Vascular Smooth Muscle-Specific NLRP3 Hyperactivation Drives Arterial Intimal Hyperplasia in Mice.

Intimal hyperplasia is a major contributor to restenosis after vascular interventions and to atherosclerotic lesion progression, driven largely by vascular smooth muscle cell (VSMC) inflammatory activation, phenotypic switching, and maladaptive remodeling. While NOD-like receptor pyrin domain 3 (NLRP3) inflammasome activity has been linked to vascular diseases, direct evidence that VSMC-intrinsic NLRP3 hyperactivation drives VSMC dysfunction and intimal hyperplasia in vivo has been lacking. Here, we generated a VSMC-specific Nlrp3 knock-in mouse (Nlrp3 (L351P/+/Myh11-Cre), "Nlrp3 (SMKI) ") and subjected it to carotid partial ligation under hypercholesterolemic conditions. VSMC Nlrp3 gain-of-function knock-in induced robust caspase-1 activation in vivo, including in unligated arteries, and markedly amplified injury-triggered inflammasome activation. Nlrp3 (SMKI) arteries exhibited heightened vascular inflammation (VCAM-1 upregulation and increased macrophage accumulation), enhanced activation of Gasdermin D (GSDMD) with increased cell death, and greater VSMC proliferative/migratory remodeling. These changes translated into significantly worsened neointimal lesion growth (increased intimal area and intima-to-media ratio). Interestingly, VSMC Nlrp3 gain-of-function accelerated vascular injury-induced lipid loading and VSMC-to-foam cell-like transition.

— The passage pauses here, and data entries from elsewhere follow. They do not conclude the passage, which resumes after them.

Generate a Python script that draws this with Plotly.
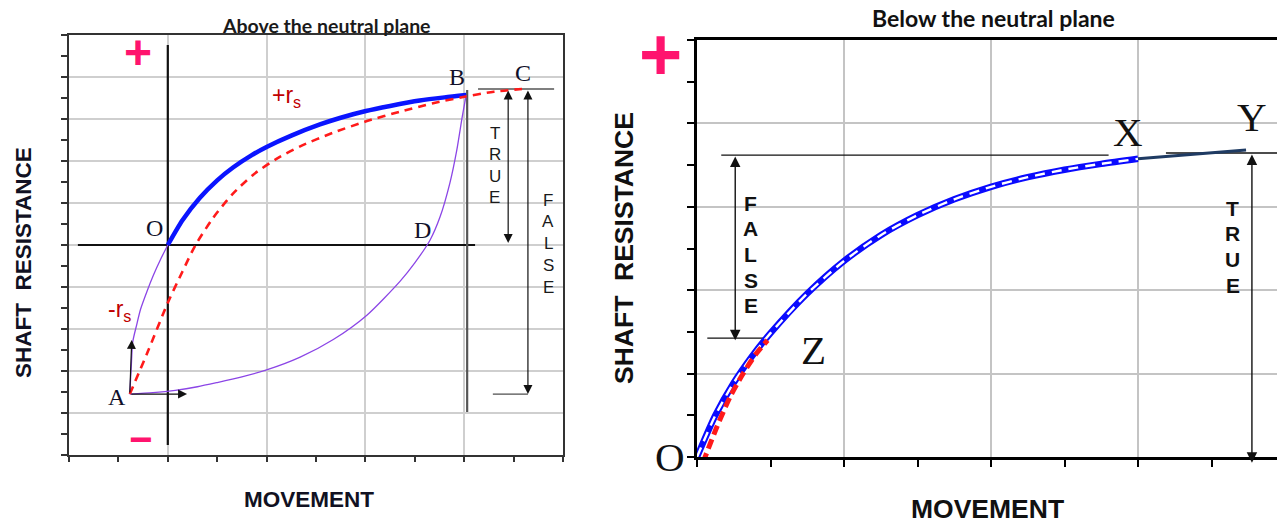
import plotly.graph_objects as go

# ---------------- Left panel: "Above the neutral plane" ----------------
L_blue_x = [2.0, 2.3, 2.65, 3.0, 3.32, 3.7, 4.0, 4.5, 5.08, 5.5, 6.01, 6.5, 7.1, 7.6, 8.04]
L_blue_y = [10.0, 11.19, 12.25, 13.08, 13.69, 14.28, 14.67, 15.21, 15.74, 16.06, 16.38, 16.62, 16.88, 17.03, 17.14]

L_red_x = [1.23, 1.6, 2.0, 2.3, 2.55, 2.92, 3.3, 3.73, 4.2, 4.68, 5.35, 6.03, 6.7, 7.37, 7.98, 8.6, 9.17]
L_red_y = [2.9, 4.95, 7.25, 8.75, 9.95, 11.3, 12.4, 13.35, 14.1, 14.7, 15.35, 15.9, 16.35, 16.75, 17.05, 17.3, 17.43]

L_pur1_x = [1.23, 1.26, 1.29, 1.37, 1.45, 1.58, 1.71, 1.85, 2.0]
L_pur1_y = [2.9, 4.2, 5.38, 6.2, 6.95, 7.8, 8.57, 9.3, 10.0]

L_pur2_x = [1.23, 1.7, 2.15, 2.6, 3.0, 3.5, 4.0, 4.68, 5.35, 6.03, 6.7, 7.0, 7.31, 7.51, 7.71, 7.85, 7.96, 8.04]
L_pur2_y = [2.9, 2.97, 3.08, 3.25, 3.45, 3.72, 4.05, 4.66, 5.5, 6.66, 8.27, 9.15, 10.24, 11.33, 12.95, 14.52, 16.1, 17.14]

L_hax_x = [0.18, 8.22]; L_hax_y = [10.0, 10.0]          # horizontal zero line through O
L_vax_x = [2.0, 2.0];   L_vax_y = [0.48, 19.52]         # vertical zero line through O
L_bv_x = [8.06, 8.06];  L_bv_y = [2.05, 17.38]          # vertical line below B
L_ct_x = [8.28, 9.82];  L_ct_y = [17.43, 17.43]         # level of C
L_fb_x = [8.58, 9.29];  L_fb_y = [2.9, 2.9]             # level of A (false bottom)

L_points = ["B", "C", "O", "D", "A"]
L_points_x = [7.85, 9.19, 1.74, 7.15, 0.97]
L_points_y = [18.0, 18.2, 10.8, 10.7, 2.76]

# ---------------- Right panel: "Below the neutral plane" ----------------
R_blue_x = [0.0, 0.25, 0.5, 0.75, 1.0, 1.5, 2.0, 2.5, 3.0, 3.5, 4.0, 4.5, 5.0, 5.5, 6.0]
R_blue_y = [0.0, 1.0, 1.78, 2.42, 2.97, 3.92, 4.7, 5.32, 5.8, 6.18, 6.48, 6.71, 6.89, 7.03, 7.15]

R_red_x = [0.08, 0.27, 0.45, 0.63, 0.81, 0.96]
R_red_y = [-0.14, 0.72, 1.44, 2.01, 2.49, 2.8]

R_navy_x = [6.0, 7.47]
R_navy_y = [7.15, 7.36]

R_fl_x = [0.33, 5.6];  R_fl_y = [7.24, 7.24]
R_yl_x = [6.38, 7.95]; R_yl_y = [7.29, 7.29]
R_zl_x = [0.14, 0.95]; R_zl_y = [2.85, 2.85]

R_points = ["X", "Y", "Z"]
R_points_x = [5.86, 7.55, 1.59]
R_points_y = [7.8, 8.15, 2.57]

W, H = 1277, 523
fig = go.Figure()

def line(x, y, color, width, dash="solid", xa="x", ya="y", shape="spline"):
    fig.add_trace(go.Scatter(x=x, y=y, mode="lines", xaxis=xa, yaxis=ya,
                             line=dict(color=color, width=width, dash=dash, shape=shape, smoothing=0.7),
                             hoverinfo="skip", showlegend=False))

# left panel
line(L_hax_x, L_hax_y, "#111111", 2.2, shape="linear")
line(L_vax_x, L_vax_y, "#111111", 2.2, shape="linear")
line(L_bv_x, L_bv_y, "#555555", 2.2, shape="linear")
line(L_ct_x, L_ct_y, "#555555", 1.6, shape="linear")
line(L_fb_x, L_fb_y, "#222222", 1.0, shape="linear")
line(L_pur1_x, L_pur1_y, "#8b45e6", 1.3)
line(L_pur2_x, L_pur2_y, "#8b45e6", 1.3)
line(L_blue_x, L_blue_y, "#0a14ff", 4.5)
line(L_red_x, L_red_y, "#ff1a1a", 2.6, dash="8px,6px")

# right panel
line(R_fl_x, R_fl_y, "#111111", 1.3, xa="x2", ya="y2", shape="linear")
line(R_yl_x, R_yl_y, "#111111", 1.3, xa="x2", ya="y2", shape="linear")
line(R_zl_x, R_zl_y, "#111111", 1.3, xa="x2", ya="y2", shape="linear")
line(R_blue_x, R_blue_y, "#0a0aff", 6.5, xa="x2", ya="y2")
line(R_blue_x, R_blue_y, "#ffffff", 2.4, dash="10px,7px", xa="x2", ya="y2")
line(R_red_x, R_red_y, "#ff1a1a", 5, dash="10px,5px", xa="x2", ya="y2")
line(R_navy_x, R_navy_y, "#1f3b63", 3, xa="x2", ya="y2", shape="linear")

ann = []
def text(t, x, y, size, color="#111111", family="Liberation Sans", xref="x", yref="y", angle=0, bold=False):
    if bold:
        t = "<b>" + t + "</b>"
    ann.append(dict(text=t, x=x, y=y, xref=xref, yref=yref, showarrow=False, textangle=angle,
                    font=dict(size=size, color=color, family=family), xanchor="center", yanchor="middle"))

def arrow(x0, y0, x1, y1, xref="x", yref="y", both=False, width=1.2, size=1.5):
    ann.append(dict(text="", x=x1, y=y1, ax=x0, ay=y0, xref=xref, yref=yref, axref=xref, ayref=yref,
                    showarrow=True, arrowhead=2, arrowsize=size, arrowwidth=width, arrowcolor="#111111",
                    arrowside="end+start" if both else "end", standoff=0, startstandoff=0))

# Titles
text("Above the neutral plane", 326 / W, 1 - 25 / H, 19.5, "#1a1a1a", "Lato", "paper", "paper", bold=True)
text("Below the neutral plane", 993 / W, 1 - 18 / H, 23, "#111111", "Lato", "paper", "paper", bold=True)
text("SHAFT\u00a0 RESISTANCE", 23 / W, 1 - 263 / H, 22.5, "#111122", xref="paper", yref="paper", angle=-90, bold=True)
text("SHAFT\u00a0 RESISTANCE", 624 / W, 1 - 248 / H, 26.5, "#111111", xref="paper", yref="paper", angle=-90, bold=True)
text("MOVEMENT", 309 / W, 1 - 499 / H, 22.5, "#111122", xref="paper", yref="paper", bold=True)
text("MOVEMENT", 987 / W, 1 - 509 / H, 26.5, "#111111", xref="paper", yref="paper", bold=True)

# left labels
for s, x, y in zip(L_points, L_points_x, L_points_y):
    text(s, x, y, 24, "#10102a", "Liberation Serif")
text("+r<sub>s</sub>", 4.41, 17.05, 23, "#c00000")
text("-r<sub>s</sub>", 1.03, 6.9, 23, "#c00000")
text("+", 1.40, 19.19, 48, "#ff146e", bold=True)
text("\u2212", 1.44, 0.76, 40, "#ff146e", bold=True)
for i, ch in enumerate("TRUE"):
    text(ch, 8.62, 15.33 - 1.03 * i, 17, "#1a1a1a")
for i, ch in enumerate("FALSE"):
    text(ch, 9.70, 12.14 - 1.035 * i, 17, "#1a1a1a")
arrow(1.23, 2.9, 1.27, 5.48)
arrow(1.23, 2.9, 2.39, 2.9)
arrow(8.89, 17.43, 8.89, 10.1, both=True)
arrow(9.29, 17.43, 9.29, 2.9, both=True)

# right labels
for s, x, y in zip(R_points, R_points_x, R_points_y):
    text(s, x, y, 41, "#111111", "Liberation Serif", "x2", "y2")
text("O", 670 / W, 1 - 457 / H, 41, "#111111", "Liberation Serif", "paper", "paper")
text("+", 660 / W, 1 - 55 / H, 74, "#ff146e", xref="paper", yref="paper", bold=True)
for i, ch in enumerate("FALSE"):
    text(ch, 0.73, 6.09 - 0.617 * i, 21, "#111111", xref="x2", yref="y2", bold=True)
for i, ch in enumerate("TRUE"):
    text(ch, 7.29, 5.97 - 0.617 * i, 21, "#111111", xref="x2", yref="y2", bold=True)
arrow(0.52, 7.24, 0.52, 2.8, "x2", "y2", both=True, width=1.4)
arrow(7.55, 7.29, 7.55, -0.14, "x2", "y2", both=True, width=1.4)

def axis(domain, rng, dtick, gridcolor, linecolor, lw, ticklen, mirror):
    return dict(domain=domain, range=rng, tick0=0, dtick=dtick, showgrid=True, gridcolor=gridcolor,
                gridwidth=1.5, showline=True, linecolor=linecolor, linewidth=lw, mirror=mirror,
                ticks="outside", ticklen=ticklen, tickwidth=1.5, tickcolor=linecolor,
                showticklabels=False, zeroline=False, fixedrange=True,
                minor=dict(dtick=dtick / 2, tick0=0, ticks="outside", ticklen=ticklen,
                           tickwidth=1.5, tickcolor=linecolor, showgrid=False))

fig.update_layout(
    width=W, height=H, margin=dict(l=0, r=0, t=0, b=0),
    paper_bgcolor="white", plot_bgcolor="white", showlegend=False,
    xaxis=axis([69 / W, 563 / W], [0, 10], 2, "#cfcfcf", "#333333", 2, 5, True),
    yaxis=axis([1 - 455 / H, 1 - 35 / H], [0, 20], 2, "#cfcfcf", "#333333", 2, 6, True),
    xaxis2=axis([697 / W, 1.0], [0, 580 / 73.5], 2, "#c4c4c4", "#000000", 2.5, 7, True),
    yaxis2=axis([1 - 457 / H, 1 - 40 / H], [0, 10], 2, "#c4c4c4", "#000000", 2.5, 7, False),
    annotations=ann,
)
fig.update_layout(xaxis2=dict(anchor="y2"), yaxis2=dict(anchor="x2"))

fig.write_html("out.html", config={"displayModeBar": False},
               post_script="document.body.style.margin='0px';document.body.style.overflow='hidden';")
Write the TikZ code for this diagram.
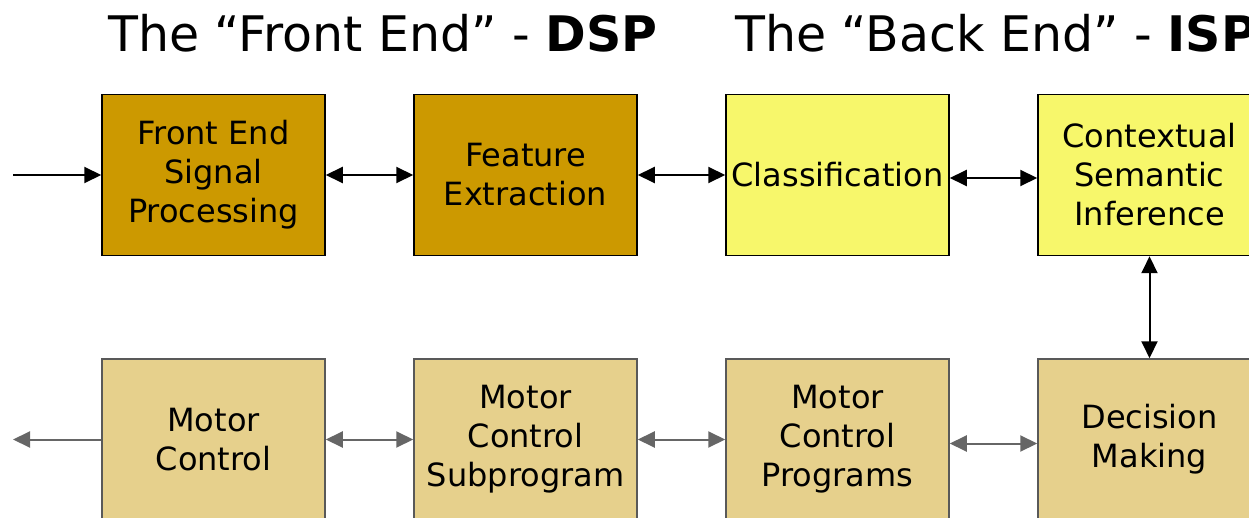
\documentclass[tikz,border=0pt]{standalone}
\usepackage{fontspec}
\setmainfont{DejaVu Sans}
\usetikzlibrary{arrows.meta}
\definecolor{dsp}{HTML}{CC9900}
\definecolor{isp}{HTML}{F7F76B}
\definecolor{tan}{HTML}{E6D08C}
\definecolor{greyline}{HTML}{666666}
\tikzset{
  blk/.style={minimum width=223pt, minimum height=161pt, inner sep=0pt, line width=1.5pt, align=center,
    font=\fontsize{32}{39}\selectfont},
  topdark/.style={blk, fill=dsp, draw=black},
  topyel/.style={blk, fill=isp, draw=black},
  botbox/.style={blk, fill=tan, draw=black!65},
  arr/.style={line width=2pt, -{Triangle[length=17pt,width=16pt]}},
  darr/.style={line width=2pt, {Triangle[length=17pt,width=16pt]}-{Triangle[length=17pt,width=16pt]}},
  grey/.style={draw=greyline},
  ttl/.style={anchor=base west, inner sep=0pt, font=\fontsize{49}{60}\selectfont}
}
\begin{document}
\begin{tikzpicture}[x=1pt,y=-1pt]
\useasboundingbox (0,0) rectangle (1249,518);
\clip (0,0) rectangle (1249,518);
\node[ttl] (t1) at (108,52) {The “Front End” - \textbf{DSP}};
\node[ttl] (t2) at (735,52) {The “Back End” - \textbf{ISP}};

\node[topdark] (a1) at (213.5,175) {Front End\\Signal\\Processing};
\node[topdark] (a2) at (525.5,175) {Feature\\Extraction};
\node[topyel] (a3) at (837.5,175) {Classification};
\node[topyel] (a4) at (1149.5,175) {Contextual\\Semantic\\Inference};

\node[botbox] (b1) at (213.5,439.5) {Motor\\Control};
\node[botbox] (b2) at (525.5,439.5) {Motor\\Control\\Subprogram};
\node[botbox] (b3) at (837.5,439.5) {Motor\\Control\\Programs};
\node[botbox] (b4) at (1149.5,439.5) {Decision\\Making};

\coordinate (in) at (13,175);
\coordinate (out) at (13,439.5);

\draw[arr] (in) -- (a1.west);
\draw[darr] (a1.east) -- (a2.west);
\draw[darr] (a2.east) -- (a3.west);
\draw[darr] ([yshift=-3pt]a3.east) -- ([yshift=-3pt]a4.west);
\draw[darr] (a4.south) -- (b4.north);

\draw[arr, grey] (b1.west) -- (out);
\draw[darr, grey] (b1.east) -- (b2.west);
\draw[darr, grey] (b2.east) -- (b3.west);
\draw[darr, grey] ([yshift=-4pt]b3.east) -- ([yshift=-4pt]b4.west);
\end{tikzpicture}
\end{document}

Mechanistically, these pathological responses were accompanied by suppression of the transcription factor EB (TFEB) and broad impairment of lysosome-autophagy homeostasis, supporting TFEB-dependent lysosome-autophagy quality control as a central protective node that restrains not only lipid accumulation and foam cell transition, but also inflammatory activation, cell death, and proliferative/migratory remodeling during vascular injury. Collectively, these data provide the first direct evidence that VSMC NLRP3 hyperactivation drives VSMC dysfunction, intimal hyperplasia, and foam cell-like phenotypic switching, highlighting VSMC NLRP3-TFEB signaling as a highly translational therapeutic axis to limit restenosis and plaque progression.